CAROL ANN had worked only a day or two when she failed to come home one night. Her mother was frantic. Carol adored her little girl, Sarah, and would not have deliberately left her. If she could get home to Sarah, she would have.
The terrible answer to where Carol Ann had gone came within a few days. Carol Ann Christensen’s body was discovered in an area known as Maple Valley, which is about twenty miles east of the airport Strip. Much of Maple Valley would be built up in the next twenty years, but it was heavily wooded when Carol Ann disappeared. A family searching for edible mushrooms had to go only a short distance off the road into a shady patch of salal, ferns, and fir trees to find the precious morels and chanterelles bursting from the woods’ leafy floor.
They forgot all thoughts of mushroom-hunting when they came upon a grotesque tableau. A woman lay on her back in a half-sitting position, but they could not see her face. Someone had pulled a brown grocery bag over her head. Her hands were folded across her belly, and they were topped with ground sausage meat. Two dead trout, cleaned and gutted, lay vertically along her throat. A wine bottle that had once held Lambrusco had been placed across her lower abdomen.
This was a “staged scene,” not uncommon to sexual psychopaths. It is a way to taunt detectives, silently saying “Catch me! Catch me!” And at the same time, announcing, “Look at how clever I am, and you don’t even know who did this. You can’t catch me!”
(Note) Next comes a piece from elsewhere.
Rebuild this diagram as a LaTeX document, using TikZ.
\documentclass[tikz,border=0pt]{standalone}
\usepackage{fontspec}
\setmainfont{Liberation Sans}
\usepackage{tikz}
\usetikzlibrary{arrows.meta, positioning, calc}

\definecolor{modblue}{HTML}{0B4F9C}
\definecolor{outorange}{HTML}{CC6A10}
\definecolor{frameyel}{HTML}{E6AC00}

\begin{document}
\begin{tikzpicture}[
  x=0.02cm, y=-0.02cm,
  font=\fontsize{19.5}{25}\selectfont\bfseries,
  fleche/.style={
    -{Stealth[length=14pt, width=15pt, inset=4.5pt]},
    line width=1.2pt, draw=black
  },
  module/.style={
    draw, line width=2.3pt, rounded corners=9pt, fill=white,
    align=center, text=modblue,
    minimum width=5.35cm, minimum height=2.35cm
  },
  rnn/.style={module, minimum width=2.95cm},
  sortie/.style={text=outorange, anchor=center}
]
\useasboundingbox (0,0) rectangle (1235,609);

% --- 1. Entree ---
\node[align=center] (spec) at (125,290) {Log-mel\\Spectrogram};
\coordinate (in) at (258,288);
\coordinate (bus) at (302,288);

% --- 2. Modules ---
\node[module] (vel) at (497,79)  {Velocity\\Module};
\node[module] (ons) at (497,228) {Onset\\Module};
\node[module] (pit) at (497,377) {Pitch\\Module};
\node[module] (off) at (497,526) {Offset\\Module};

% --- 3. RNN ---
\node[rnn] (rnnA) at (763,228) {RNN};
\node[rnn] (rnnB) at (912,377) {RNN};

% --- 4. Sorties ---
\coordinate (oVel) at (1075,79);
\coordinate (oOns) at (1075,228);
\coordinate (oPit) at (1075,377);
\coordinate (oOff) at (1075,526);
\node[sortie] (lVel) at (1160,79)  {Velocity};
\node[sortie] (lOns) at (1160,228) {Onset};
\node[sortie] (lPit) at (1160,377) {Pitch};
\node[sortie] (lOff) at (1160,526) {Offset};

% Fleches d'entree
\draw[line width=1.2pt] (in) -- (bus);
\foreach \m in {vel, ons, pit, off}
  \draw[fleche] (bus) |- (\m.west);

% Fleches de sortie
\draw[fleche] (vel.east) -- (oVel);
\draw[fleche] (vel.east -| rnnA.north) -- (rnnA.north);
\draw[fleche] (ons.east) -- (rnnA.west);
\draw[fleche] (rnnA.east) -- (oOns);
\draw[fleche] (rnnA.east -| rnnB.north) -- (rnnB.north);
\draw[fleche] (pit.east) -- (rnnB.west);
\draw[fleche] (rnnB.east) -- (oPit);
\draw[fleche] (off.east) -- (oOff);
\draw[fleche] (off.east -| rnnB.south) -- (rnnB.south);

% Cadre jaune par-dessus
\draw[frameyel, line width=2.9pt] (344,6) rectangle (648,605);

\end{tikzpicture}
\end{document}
Carol Ann wasn’t in the river, and she hadn’t been left close to the Pacific Highway. She was not a prostitute. Still, like the first Green River victims, she had been strangled by ligature, in her case with a bright yellow, braided plastic rope, which her killer had left behind.
She was fully clothed in jeans; a Seattle Seahawk shirt; a white, zippered, polyester jacket; and blue-and-gray running shoes. The grocery bag said “Larry’s Market” on it, the high-end supermarket located on the Strip.